Announcing a sooner start to interest rate hikes could appease inflation hawks and soothe some concern about rising prices. But experts say it would raise serious doubts about the Fed’s willingness to follow its own rules as it also scrambles to contain the fallout of a trading scandal involving at least two former top officials. 

“They know they can’t do their job effectively if everyone’s questioning their motives,” said David Beckworth, a senior research fellow at the libertarian-leaning Mercatus Center. 

“The biggest point of this trading scandal is it undermines the Fed’s independence,” he continued. “If your independence is undermined by people in Congress or by critics outside looking in, then it’s harder to be that technocrat who says, ‘Look, it’s not time to tighten and we’re going to cause more harm than good if we do.’ ”

The trading scandal erupted in September when reporters revealed heavy trading activity by former Dallas Fed President Robert Kaplan and former Boston Fed President Eric Rosengren in 2020 — when the central bank deployed trillions of dollars to stabilize financial markets and shield the economy from COVID-19. While the Fed said the trades made by Kaplan and Rosengren were in line with each reserve bank’s rules, they both stepped down from their posts, and the incident prompted a broader review of Fed standards.

The disclosure of Fed Vice Chairman Richard Clarida’s sale of a stake in a stock fund and subsequent purchase into a bond fund in February 2020 also fueled more scrutiny of the bank.  Though some ethics experts say Clarida’s purchase raises fewer red flags than Kaplan’s and Rosengren’s trading of individual securities, the episode raised concerns about the Fed’s intentions as it defends maintaining loose financial conditions that incidentally support the stock market.

“Markets, households, businesses — they need to know that the Fed is going to do what they say they’re going to do, and they need to think that the Fed is going to work in the best interest of whatever is the public interest,” said Sarah Binder, a political science professor at George Washington University.

The Fed imposed Thursday strict new trading standards for Fed board members, reserve bank presidents and other senior officials with access to high-level information within a month of the outset of the scandal.
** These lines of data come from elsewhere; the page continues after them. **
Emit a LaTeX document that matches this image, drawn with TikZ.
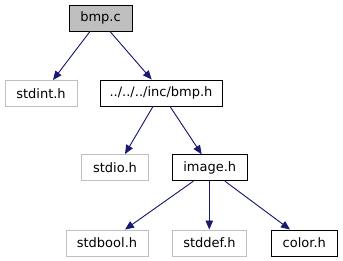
\documentclass[tikz,border=0pt]{standalone}
\usepackage{fontspec}
\setmainfont{DejaVu Sans}
\usetikzlibrary{arrows.meta}
\definecolor{edgeblue}{HTML}{191970}
\definecolor{extgray}{HTML}{BFBFBF}
\tikzset{
  file/.style={draw=black, line width=0.9pt, inner sep=0pt, font=\fontsize{13}{15}\selectfont, minimum height=26pt},
  extfile/.style={file, draw=extgray},
  mainfile/.style={file, fill=extgray},
  dep/.style={draw=edgeblue, line width=0.9pt, -{Triangle[length=9pt,width=7.5pt]}, fill=edgeblue},
}
\begin{document}
\begin{tikzpicture}[x=1pt,y=-1pt]
  \useasboundingbox (0,0) rectangle (343,261);
  % files
  \node[mainfile, minimum width=63pt] (bmpc) at (100.5,18) {bmp.c};
  \node[extfile, minimum width=72pt] (stdint) at (41,93.5) {stdint.h};
  \node[file, minimum width=122pt] (bmph) at (161,93) {../../../inc/bmp.h};
  \node[extfile, minimum width=67pt] (stdio) at (115,167.5) {stdio.h};
  \node[file, minimum width=75pt] (image) at (209.7,167.8) {image.h};
  \node[extfile, minimum width=82pt] (stdbool) at (107,243) {stdbool.h};
  \node[extfile, minimum width=74pt] (stddef) at (209.5,243) {stddef.h};
  \node[file, minimum width=66pt] (color) at (304.3,243) {color.h};
  % include edges
  \draw[dep] ([xshift=-10.5pt]bmpc.south) -- ([xshift=12pt]stdint.north);
  \draw[dep] ([xshift=9.5pt]bmpc.south) -- ([xshift=-9.3pt]bmph.north);
  \draw[dep] ([xshift=-8pt]bmph.south) -- ([xshift=10pt]stdio.north);
  \draw[dep] ([xshift=9pt]bmph.south) -- ([xshift=-8pt]image.north);
  \draw[dep] ([xshift=-16.4pt]image.south) -- ([xshift=18pt]stdbool.north);
  \draw[dep] ([xshift=-0.4pt]image.south) -- ([xshift=-0.2pt]stddef.north);
  \draw[dep] ([xshift=15.3pt]image.south) -- ([xshift=-14.3pt]color.north);
\end{tikzpicture}
\end{document}
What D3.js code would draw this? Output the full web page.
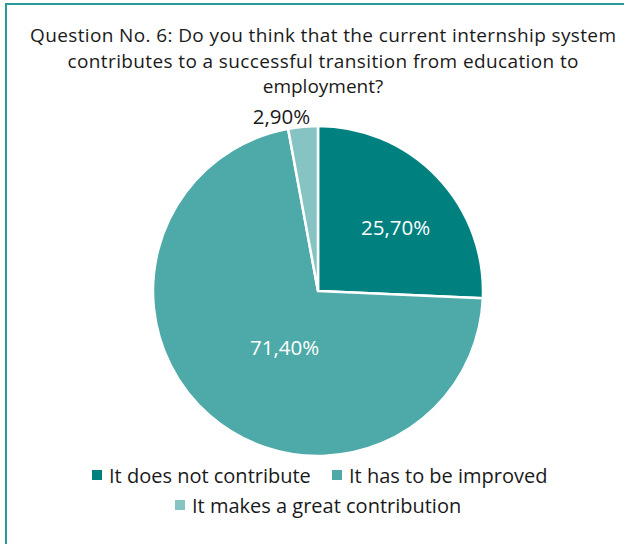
<!DOCTYPE html>
<html>
<head>
<meta charset="utf-8">
<script src="https://cdn.jsdelivr.net/npm/d3@7"></script>
<style>
  html, body { margin: 0; padding: 0; background: #fff; }
  svg { display: block; font-family: "Open Sans", "Noto Sans", sans-serif; }
</style>
</head>
<body>
<svg id="chart" width="624" height="544"></svg>
<script>
// Survey answers and their shares (percent)
const categories = ["It does not contribute", "It has to be improved", "It makes a great contribution"];
const values = [25.7, 71.4, 2.9];
const colors = ["#00817f", "#4eaaa8", "#85c4c2"];
const titleLines = [
  "Question No. 6: Do you think that the current internship system",
  "contributes to a successful transition from education to",
  "employment?"
];

const svg = d3.select("#chart");
const W = 624, H = 544;

// frame
svg.append("rect").attr("x", 6).attr("y", 4).attr("width", W + 20).attr("height", H + 20)
  .attr("fill", "none").attr("stroke", "#2a9a98").attr("stroke-width", 2);

// title
const titleWidths = [586, 511, null];
svg.append("g").selectAll("text").data(titleLines).join("text")
  .attr("x", 323).attr("y", (d, i) => 42 + i * 25.5)
  .attr("text-anchor", "middle").attr("font-size", 19).attr("fill", "#1a1a1a")
  .each(function (d, i) {
    if (titleWidths[i]) d3.select(this).attr("textLength", titleWidths[i]).attr("lengthAdjust", "spacing");
  })
  .text(d => d);

// pie
const cx = 318, cy = 291, r = 165;
const pie = d3.pie().sort(null).value(d => d)(values);
const arc = d3.arc().innerRadius(0).outerRadius(r);
const g = svg.append("g").attr("transform", `translate(${cx},${cy})`);
g.selectAll("path").data(pie).join("path")
  .attr("d", arc).attr("fill", (d, i) => colors[i])
  .attr("stroke", "#fff").attr("stroke-width", 2.5).attr("stroke-linejoin", "round");

// value labels: radius factor and small nudge per slice
const fmt = v => v.toFixed(2).replace(".", ",") + "%";
const labelRadius = [0.6, 0.4, 1.1];
const labelNudge = [[6, 5], [10, 7], [-20, 7]];
g.selectAll("text").data(pie).join("text")
  .attr("transform", (d, i) => {
    const rr = r * labelRadius[i];
    const c = d3.arc().innerRadius(rr).outerRadius(rr).centroid(d);
    return `translate(${c[0] + labelNudge[i][0]},${c[1] + labelNudge[i][1]})`;
  })
  .attr("text-anchor", "middle").attr("dy", "0.35em")
  .attr("font-size", 20.5)
  .attr("fill", (d, i) => i === 2 ? "#1a1a1a" : "#fff")
  .text(d => fmt(d.data));

// legend
const legendPos = [
  { x: 92, y: 476 },
  { x: 332, y: 476 },
  { x: 175, y: 506 }
];
const lg = svg.append("g").selectAll("g").data(categories).join("g")
  .attr("transform", (d, i) => `translate(${legendPos[i].x},${legendPos[i].y})`);
lg.append("rect").attr("x", 0).attr("y", -6).attr("width", 10).attr("height", 10)
  .attr("fill", (d, i) => colors[i]);
lg.append("text").attr("x", 17).attr("y", 0).attr("dy", "0.35em")
  .attr("font-size", 20).attr("fill", "#1a1a1a").text(d => d);
</script>
</body>
</html>
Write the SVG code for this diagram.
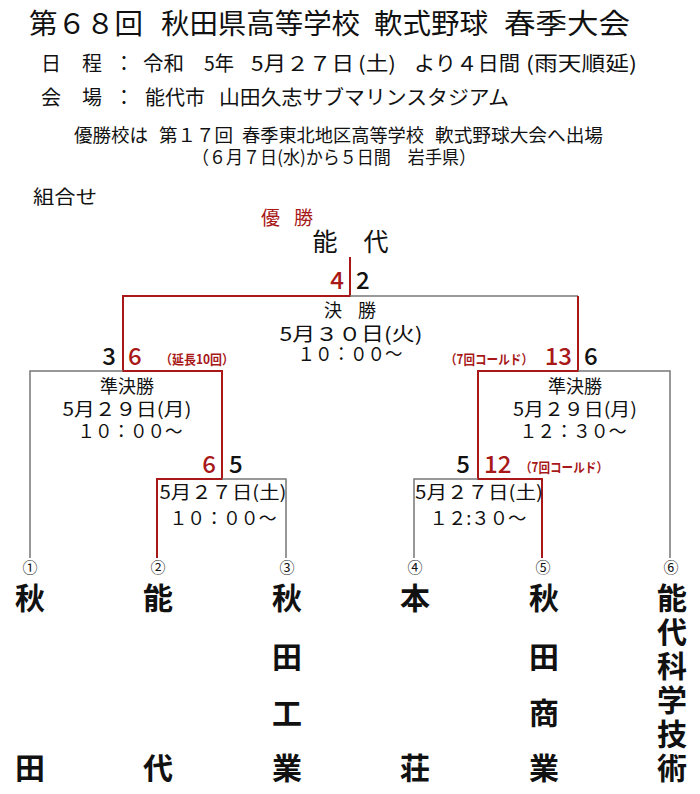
<svg xmlns="http://www.w3.org/2000/svg" width="700" height="794" viewBox="0 0 700 794">
<style>
text{font-family:"Noto Sans CJK JP","Noto Sans",sans-serif;fill:#111}
.r{fill:#a81818}
.c{text-anchor:middle}
.e{text-anchor:end}
.n{font-size:24px;font-weight:500}
.s{font-size:13px;font-weight:700}
.d{font-size:18px}
.h1{font-size:28px}
.h2{font-size:20px}
.h3{font-size:18px}
.sch{font-size:30px;font-weight:700;text-anchor:middle}
.cir{font-size:15px;text-anchor:middle}
.g{stroke:#777;stroke-width:1.5;fill:none}
.rl{stroke:#a81818;stroke-width:2;fill:none}
</style>
<rect width="700" height="794" fill="#fff"/>
<g id="header">
<text x="29" y="34" class="h1" textLength="114" lengthAdjust="spacingAndGlyphs">第６８回</text>
<text x="161" y="34" class="h1" textLength="199" lengthAdjust="spacingAndGlyphs">秋田県高等学校</text>
<text x="374" y="34" class="h1" textLength="114" lengthAdjust="spacingAndGlyphs">軟式野球</text>
<text x="504" y="34" class="h1" textLength="126" lengthAdjust="spacingAndGlyphs">春季大会</text>
<text x="41" y="71" class="h2">日</text>
<text x="82" y="71" class="h2">程</text>
<text x="124" y="71" class="h2 c">：</text>
<text x="143" y="71" class="h2" textLength="41" lengthAdjust="spacingAndGlyphs">令和</text>
<text x="204" y="71" class="h2" textLength="30" lengthAdjust="spacingAndGlyphs">5年</text>
<text x="251" y="71" class="h2" textLength="103" lengthAdjust="spacingAndGlyphs">5月２７日</text>
<text x="358" y="71" class="h2" textLength="38" lengthAdjust="spacingAndGlyphs">(土)</text>
<text x="414" y="71" class="h2" textLength="106" lengthAdjust="spacingAndGlyphs">より４日間</text>
<text x="526" y="71" class="h2" textLength="111" lengthAdjust="spacingAndGlyphs">(雨天順延)</text>
<text x="41" y="105" class="h2">会</text>
<text x="82" y="105" class="h2">場</text>
<text x="124" y="105" class="h2 c">：</text>
<text x="145" y="105" class="h2" textLength="60" lengthAdjust="spacingAndGlyphs">能代市</text>
<text x="219" y="105" class="h2" textLength="290" lengthAdjust="spacingAndGlyphs">山田久志サブマリンスタジアム</text>
<text x="74" y="142" class="h3" textLength="74" lengthAdjust="spacingAndGlyphs">優勝校は</text>
<text x="159" y="142" class="h3" textLength="74" lengthAdjust="spacingAndGlyphs">第１７回</text>
<text x="242" y="142" class="h3" textLength="182" lengthAdjust="spacingAndGlyphs">春季東北地区高等学校</text>
<text x="435" y="142" class="h3" textLength="168" lengthAdjust="spacingAndGlyphs">軟式野球大会へ出場</text>
<text x="192" y="164" class="h3" textLength="284" lengthAdjust="spacingAndGlyphs">（６月７日(水)から５日間　岩手県）</text>
<text x="33" y="204" font-size="19" textLength="64" lengthAdjust="spacingAndGlyphs">組合せ</text>
<text x="261" y="225" font-size="19" class="r" textLength="52" lengthAdjust="spacing">優 勝</text>
<text x="325" y="251" font-size="25" class="c">能</text>
<text x="376" y="251" font-size="25" class="c">代</text>
</g>
<g id="connectors">
<path class="rl" d="M350,257V296H123V371H222V479H157V558"/>
<path class="g" d="M350,296H578"/>
<path class="rl" d="M578,296V371H478V479H542V558"/>
<path class="g" d="M123,371H30V558"/>
<path class="g" d="M222,479H286V558"/>
<path class="g" d="M578,371H670V558"/>
<path class="g" d="M478,479H414V558"/>
</g>
<g id="final">
<text x="344" y="289" class="n r e">4</text>
<text x="356" y="289" class="n">2</text>
<text x="350" y="317" class="d c" textLength="52" lengthAdjust="spacing">決 勝</text>
<text x="351" y="341" font-size="19" class="c" textLength="143" lengthAdjust="spacingAndGlyphs">5月３０日(火)</text>
<text x="350" y="361" font-size="19" class="c" textLength="105" lengthAdjust="spacingAndGlyphs">１０：００～</text>
</g>
<g id="semi-left">
<text x="116" y="365" class="n e">3</text>
<text x="128" y="365" class="n r">6</text>
<text x="160" y="364" class="s r" textLength="74" lengthAdjust="spacingAndGlyphs">（延長10回）</text>
<text x="127" y="393" class="d c">準決勝</text>
<text x="127" y="416" font-size="18" class="c" textLength="129" lengthAdjust="spacingAndGlyphs">5月２９日(月)</text>
<text x="130" y="438" font-size="18" class="c" textLength="105" lengthAdjust="spacingAndGlyphs">１０：００～</text>
</g>
<g id="semi-right">
<text x="533" y="364" class="s r e" textLength="88" lengthAdjust="spacingAndGlyphs">（7回コールド）</text>
<text x="572" y="365" class="n r e">13</text>
<text x="584" y="365" class="n">6</text>
<text x="575" y="393" class="d c">準決勝</text>
<text x="575" y="416" font-size="18" class="c" textLength="124" lengthAdjust="spacingAndGlyphs">5月２９日(月)</text>
<text x="573" y="438" font-size="18" class="c" textLength="107" lengthAdjust="spacingAndGlyphs">１２：３０～</text>
</g>
<g id="r1-left">
<text x="216" y="473" class="n r e">6</text>
<text x="229" y="473" class="n">5</text>
<text x="223" y="499" font-size="18" class="c" textLength="127" lengthAdjust="spacingAndGlyphs">5月２７日(土)</text>
<text x="223" y="525" font-size="18" class="c" textLength="107" lengthAdjust="spacingAndGlyphs">１０：００～</text>
</g>
<g id="r1-right">
<text x="470" y="473" class="n e">5</text>
<text x="484" y="473" class="n r">12</text>
<text x="520" y="472" class="s r" textLength="88" lengthAdjust="spacingAndGlyphs">（7回コールド）</text>
<text x="479" y="499" font-size="18" class="c" textLength="128" lengthAdjust="spacingAndGlyphs">5月２７日(土)</text>
<text x="478" y="525" font-size="18" class="c" textLength="97" lengthAdjust="spacingAndGlyphs">１２:３０～</text>
</g>
<g id="team1"><text x="30" y="573" class="cir">①</text><text x="30" y="609" class="sch">秋</text><text x="30" y="779" class="sch">田</text></g>
<g id="team2"><text x="158" y="573" class="cir">②</text><text x="158" y="609" class="sch">能</text><text x="158" y="779" class="sch">代</text></g>
<g id="team3"><text x="287" y="573" class="cir">③</text><text x="287" y="609" class="sch">秋</text><text x="287" y="668" class="sch">田</text><text x="287" y="724" class="sch">工</text><text x="287" y="779" class="sch">業</text></g>
<g id="team4"><text x="415" y="573" class="cir">④</text><text x="415" y="609" class="sch">本</text><text x="415" y="779" class="sch">荘</text></g>
<g id="team5"><text x="543" y="573" class="cir">⑤</text><text x="544" y="609" class="sch">秋</text><text x="544" y="668" class="sch">田</text><text x="544" y="724" class="sch">商</text><text x="544" y="779" class="sch">業</text></g>
<g id="team6"><text x="671" y="573" class="cir">⑥</text><text x="672" y="609" class="sch">能</text><text x="672" y="643" class="sch">代</text><text x="672" y="677" class="sch">科</text><text x="672" y="711" class="sch">学</text><text x="672" y="745" class="sch">技</text><text x="672" y="779" class="sch">術</text></g>
</svg>
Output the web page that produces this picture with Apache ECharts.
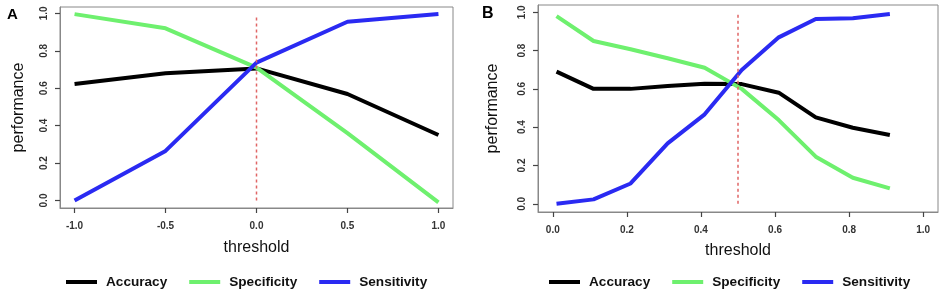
<!DOCTYPE html>
<html>
<head>
<meta charset="utf-8">
<script src="https://cdn.jsdelivr.net/npm/echarts@6/dist/echarts.min.js"></script>
<style>
  html, body { margin: 0; padding: 0; background: #fff; }
  #chart { width: 944px; height: 293px; }
</style>
</head>
<body>
<div id="chart"></div>
<script>
// === Datos panel A ===========================================================
const thrA  = [-1.0, -0.5, 0.0, 0.5, 1.0];
const accA  = [0.623, 0.680, 0.706, 0.569, 0.350];
const specA = [0.996, 0.920, 0.710, 0.360, -0.010];
const sensA = [0.000, 0.265, 0.737, 0.955, 0.996];
const cutA  = 0.0;

// === Datos panel B ===========================================================
const thrB  = [0.01, 0.11, 0.21, 0.31, 0.41, 0.51, 0.61, 0.71, 0.81, 0.91];
const accB  = [0.690, 0.600, 0.600, 0.615, 0.627, 0.625, 0.580, 0.451, 0.397, 0.359];
const specB = [0.980, 0.850, 0.807, 0.760, 0.710, 0.600, 0.437, 0.246, 0.136, 0.080];
const sensB = [0.000, 0.023, 0.106, 0.315, 0.467, 0.699, 0.869, 0.965, 0.969, 0.991];
const cutB  = 0.5;

// === Ticks ===================================================================
const ticksY  = [0.0, 0.2, 0.4, 0.6, 0.8, 1.0];
const ticksXA = [-1.0, -0.5, 0.0, 0.5, 1.0];
const ticksXB = [0.0, 0.2, 0.4, 0.6, 0.8, 1.0];
const cutSpan = [0.0, 0.99];
const names   = ['Accuracy', 'Specificity', 'Sensitivity'];

// === Paleta ==================================================================
const FONT = '"Liberation Sans", Arial, sans-serif';
const colors = { Accuracy: '#000000', Specificity: '#6ef06e', Sensitivity: '#2a2af2' };
const red = '#e06666', frame = '#888888', tick = '#444444';

const pair = (xs, ys) => xs.map((x, i) => [x, ys[i]]);

// === Ejes ====================================================================
// el eje se dibuja encima del marco (mismo color), los ticks salen hacia afuera
function axisX(idx, min, max, ticks, gap) {
  return {
    type: 'value', gridIndex: idx, min, max,
    name: 'threshold', nameLocation: 'middle', nameGap: gap,
    nameTextStyle: { fontFamily: FONT, fontSize: 16, color: '#111' },
    axisLine: { show: true, onZero: false, lineStyle: { color: frame, width: 1 } },
    axisTick: { show: true, length: 5, lineStyle: { color: tick, width: 1.2 }, customValues: ticks },
    axisLabel: { fontFamily: FONT, fontSize: 10, fontWeight: 'bold', color: '#333', margin: 13,
                 customValues: ticks, formatter: v => v.toFixed(1) },
    splitLine: { show: false }
  };
}
function axisY(idx, min, max, gap) {
  return {
    type: 'value', gridIndex: idx, min, max,
    name: 'performance', nameLocation: 'middle', nameGap: gap, nameRotate: 90,
    nameTextStyle: { fontFamily: FONT, fontSize: 16, color: '#111' },
    axisLine: { show: true, onZero: false, lineStyle: { color: frame, width: 1 } },
    axisTick: { show: true, length: 5, lineStyle: { color: tick, width: 1.2 }, customValues: ticksY },
    axisLabel: { fontFamily: FONT, fontSize: 10, fontWeight: 'bold', color: '#333', margin: 11, rotate: 90,
                 customValues: ticksY, formatter: v => v.toFixed(1) },
    splitLine: { show: false }
  };
}

// === Series ==================================================================
function lines(idx, xs, acc, spec, sens, cut) {
  const mk = (name, ys) => ({
    name, type: 'line', xAxisIndex: idx, yAxisIndex: idx,
    data: pair(xs, ys), symbol: 'none', silent: true,
    lineStyle: { width: 4, color: colors[name] }, itemStyle: { color: colors[name] }
  });
  return [
    mk('Accuracy', acc), mk('Specificity', spec), mk('Sensitivity', sens),
    { type: 'line', xAxisIndex: idx, yAxisIndex: idx, symbol: 'none', silent: true,
      data: cutSpan.map(y => [cut, y]),
      lineStyle: { width: 1.5, color: red, type: [3, 3] } }
  ];
}

function legend(left) {
  return {
    left, top: 275, padding: 0, data: names, icon: 'rect', itemWidth: 31, itemHeight: 4, itemGap: 22,
    selectedMode: false,
    textStyle: { fontFamily: FONT, fontSize: 13.6, fontWeight: 'bold', color: '#111', padding: [0, 0, 0, 4] }
  };
}

const option = {
  animation: false,
  title: [
    { text: 'A', left: 2, top: 2, textStyle: { fontFamily: FONT, fontSize: 15, fontWeight: 'bold', color: '#000' } },
    { text: 'B', left: 477, top: 1, textStyle: { fontFamily: FONT, fontSize: 16, fontWeight: 'bold', color: '#000' } }
  ],
  grid: [
    { left: 60, top: 7, width: 393, height: 201, show: true, borderColor: frame, borderWidth: 1 },
    { left: 538, top: 5, width: 400, height: 207, show: true, borderColor: frame, borderWidth: 1 }
  ],
  xAxis: [axisX(0, -1.08, 1.08, ticksXA, 32), axisX(1, -0.04, 1.04, ticksXB, 31)],
  yAxis: [axisY(0, -0.04, 1.034, 33), axisY(1, -0.043, 1.038, 37)],
  legend: [legend(66), legend(549)],
  series: [
    ...lines(0, thrA, accA, specA, sensA, cutA),
    ...lines(1, thrB, accB, specB, sensB, cutB)
  ]
};

echarts.init(document.getElementById('chart')).setOption(option);
</script>
</body>
</html>
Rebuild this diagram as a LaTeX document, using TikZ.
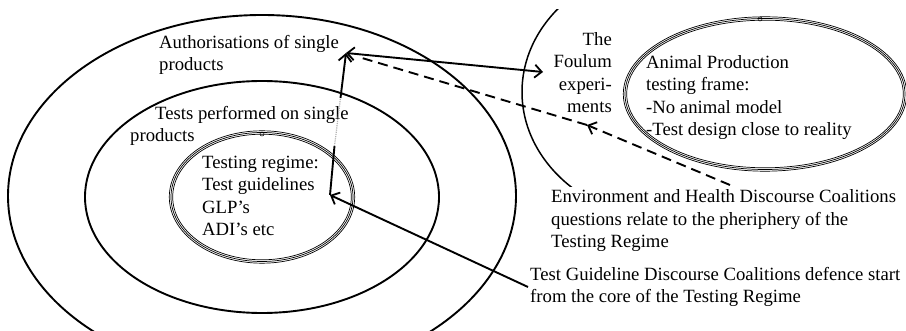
\documentclass[tikz,border=0pt]{standalone}
\usepackage{fontspec}
\setmainfont{Liberation Serif}
\usetikzlibrary{arrows.meta}
\begin{document}
\begin{tikzpicture}[x=1pt,y=-1pt,
  ring/.style={line width=1.9pt},
  thinring/.style={line width=0.7pt},
  lbl/.style={inner sep=0pt, font=\fontsize{18.7}{22.5}\selectfont, align=left, anchor=base west},
  barb/.tip={Straight Barb[length=7pt,width=13pt,line width=1.8pt]},
  arr/.style={line width=1.9pt, -barb},
  dsh/.style={line width=1.9pt, dash pattern=on 10pt off 6pt},
]
\useasboundingbox (0,0) rectangle (906,331);
\clip (0,0) rectangle (906,331);
% left concentric ellipses
\draw[ring] (262,196) ellipse [x radius=254, y radius=181];
\draw[ring] (262,197) ellipse [x radius=177, y radius=116];
\foreach \d in {-1.7,0,1.7}
  \draw[thinring] (262,197) ellipse [x radius=91+\d, y radius=64.5+\d];
\draw[line width=0.5pt] (262,134) circle (2);
% right arc
\begin{scope}
  \clip (0,10) rectangle (620,187);
  \draw[line width=1.5pt] (677,92) ellipse [x radius=155, y radius=130];
\end{scope}
% right triple ellipse
\foreach \d in {-1.7,0,1.7}
  \draw[thinring] (765,94) ellipse [x radius=140+\d, y radius=75.5+\d];
\draw[line width=0.5pt] (760,19) circle (2);
% texts (anchored at the baseline of the last line)
\node[lbl] (authtxt) at (159,71) {Authorisations of single\\products};
\node[lbl] (tests) at (130,142) {\hspace*{25pt}Tests performed on single\\products};
\node[lbl] (regime) at (202,236) {Testing regime:\\Test guidelines\\GLP’s\\ADI’s etc};
\node[lbl, align=right, anchor=base east] (foul) at (612,113) {The\\Foulum\\experi-\\ments};
\node[lbl] (animal) at (646,136) {Animal Production\\testing frame:\\-No animal model\\-Test design close to reality};
\node[lbl] (env) at (551,248) {Environment and Health Discourse Coalitions\\questions relate to the pheriphery of the\\Testing Regime};
\node[lbl] (tg) at (530,303) {Test Guideline Discourse Coalitions defence start\\from the core of the Testing Regime};
% connector points
\coordinate (core) at (330,195);
\coordinate (auth) at (346,53);
\coordinate (fA) at (334.5,146);
\coordinate (fB) at (340.5,98);
\coordinate (foulum) at (543,72);
\coordinate (envtip) at (730,185);
\coordinate (mid) at (587,125);
\coordinate (dstart) at (362,58);
\coordinate (tgend) at (528,287);
% arrows
\draw[line width=1.9pt] (core) -- (fA);
\draw[line width=1.2pt, gray!60, densely dotted] (fA) -- (fB);
\draw[arr] (fB) -- (auth);
\draw[line width=1.9pt, barb-barb] (auth) -- (foulum);
\draw[dsh, -barb] (envtip) -- (mid);
\draw[dsh] (mid) -- (dstart);
\draw[arr] (tgend) -- (core);
\end{tikzpicture}
\end{document}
While Beckworth and Binder said the Fed’s quick response was necessary to contain the fallout, both ceded that President Biden’s looming decision on Powell’s renomination could have played a role in expediting the release.

Powell’s four-year term as Fed chair expires in February, and Biden has not yet indicated whether he will renominate the top banker or replace him with a more liberal successor. While Powell is largely aligned with Biden on monetary policy and broadly popular on both sides of the aisle, the president faces growing pressure from the left to elevate Fed board member Lael Brainard, the only Democrat on the bank’s board, to the top role.

Powell was considered the front-runner for Biden’s nod before the trading scandal, and the Fed’s quick response may do little to change that. The president may also find it difficult to win support for Brainard or a more liberal choice in a 50-50 Senate, especially as Sen. Joe Manchin (D-W.Va.) calls on the Fed to tighten faster than it plans to at the moment.

Ian Katz, director at Washington research firm Capital Alpha Partners, said it’s possible that the scandal may have done nothing more than delay Biden’s decision to renominate Powell to a more palatable time. But Katz warned that if Biden has yet to make a decision, the fallout could shape the Fed in unforeseen ways. 

“If it’s really like a toss-up or something and they’re sitting there thinking about what to do, then this wouldn’t be helpful,” Katz said.